Au lendemain, du débarquement de novembre 1942 en Afrique du Nord, dans des conditions précaires, l’Armée d’Afrique va jouer un rôle capital avec des moyens dérisoires et ainsi gagner la considération des Alliés.

Jérôme LEYGAT (Campagne de Tunisie 1942 – 1943.

Pour prix de cette victoire, les Alliés ont perdu environ 75 000 hommes : 11 000 tués, 40 500 blessés et 24 000 disparus.
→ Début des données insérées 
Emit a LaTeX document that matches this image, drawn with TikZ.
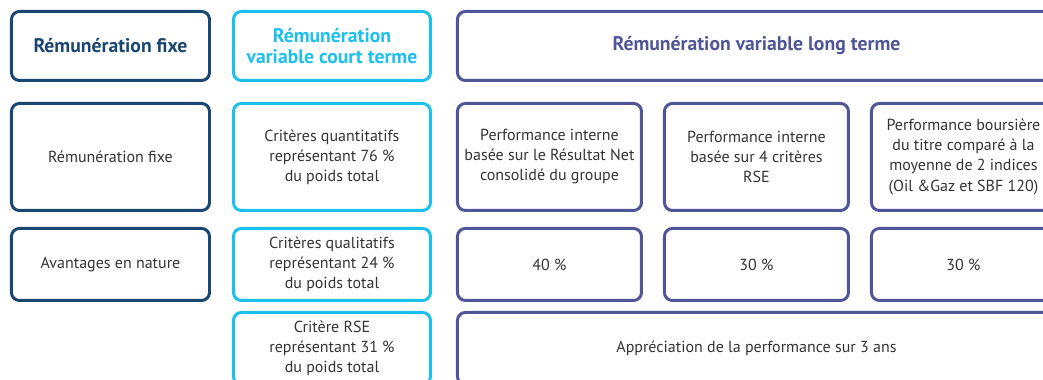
\documentclass[tikz,border=0pt]{standalone}
\usepackage{fontspec}
\setmainfont{PT Sans}
\usepackage{tikz}
\usetikzlibrary{positioning}
\definecolor{cFixLine}{HTML}{1A4672}
\definecolor{cCtLine}{HTML}{1CC0EC}
\definecolor{cLtLine}{HTML}{4F5596}
\definecolor{cBody}{HTML}{333333}

\begin{document}
\begin{tikzpicture}[
  cell/.style={draw, line width=1.7pt, rounded corners=4.5pt, align=center,
               inner sep=2pt, text=cBody, font=\fontsize{9.1}{11.4}\selectfont},
  head/.style={cell, minimum height=1.38cm, font=\fontsize{11.2}{12.2}\selectfont\bfseries},
  fixc/.style={draw=cFixLine, minimum width=3.96cm},
  ctc/.style={draw=cCtLine, minimum width=3.94cm},
  ltc/.style={draw=cLtLine, minimum width=3.68cm},
  rowA/.style={minimum height=2.14cm},
  rowB/.style={minimum height=1.44cm}
]
\clip (0,0) rectangle (20.86,-7.6);

% headers
\node[head, fixc, text=cFixLine, anchor=north west] (fixHead) at (0.2,-0.2) {Rémunération fixe};
\node[head, ctc, text=cCtLine, right=0.42cm of fixHead] (ctHead) {Rémunération\\variable court terme};
\node[head, ltc, text=cLtLine, minimum width=11.96cm, right=0.48cm of ctHead] (ltHead) {Rémunération variable long terme};

% second row
\node[cell, fixc, rowA, below=0.4cm of fixHead] (fixBase) {Rémunération fixe};
\node[cell, ctc, rowA, below=0.4cm of ctHead] (ctQuanti) {Critères quantitatifs\\représentant 76~\%\\du poids total};
\node[cell, ltc, rowA, below right=0.4cm and 0cm of ltHead.south west] (ltNet)
  {Performance interne\\basée sur le Résultat Net\\consolidé du groupe};
\node[cell, ltc, rowA, right=0.4cm of ltNet] (ltRse) {Performance interne\\basée sur 4 critères\\RSE};
\node[cell, ltc, rowA, right=0.4cm of ltRse] (ltBourse)
  {Performance boursière\\du titre comparé à la\\moyenne de 2 indices\\(Oil \&Gaz et SBF 120)};

% third row
\node[cell, fixc, rowB, below=0.3cm of fixBase] (fixNature) {Avantages en nature};
\node[cell, ctc, rowB, below=0.3cm of ctQuanti] (ctQuali) {Critères qualitatifs\\représentant 24~\%\\du poids total};
\node[cell, ltc, rowB, below=0.3cm of ltNet] (ltNetPct) {40~\%};
\node[cell, ltc, rowB, below=0.3cm of ltRse] (ltRsePct) {30~\%};
\node[cell, ltc, rowB, below=0.3cm of ltBourse] (ltBoursePct) {30~\%};

% fourth row
\node[cell, ctc, rowB, below=0.18cm of ctQuali] (ctRse) {Critère RSE\\représentant 31~\%\\du poids total};
\node[cell, draw=cLtLine, rowB, minimum width=11.96cm, below right=0.18cm and 0cm of ltNetPct.south west] (ltDuree)
  {Appréciation de la performance sur 3 ans};
\end{tikzpicture}
\end{document}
On dénombre 19 400 pertes chez les Français, dont de 2 100 à 4 500 tués. 

Sources : Benoit RONDEAU – Historien.


Actualisation 30 Avril 2023.

La campagne de TUNISIE. Son histoire étrangement ignorée aujourd'hui marquera pourtant la renaissance de l'Armée française après trois années d'humiliation.

NOTE; Cette bataille acharnée sera aussi longue et dévastatrice que la bataille de Stalingrad et signalera à sa suite, selon les mots de CHURCHILL. 

Général Louis KOELTZ - Une campagne que nous avons gagnée : Tunisie 1942-1943.

18 - 21 Novembre 1942. CONSTANTINE (Algérie).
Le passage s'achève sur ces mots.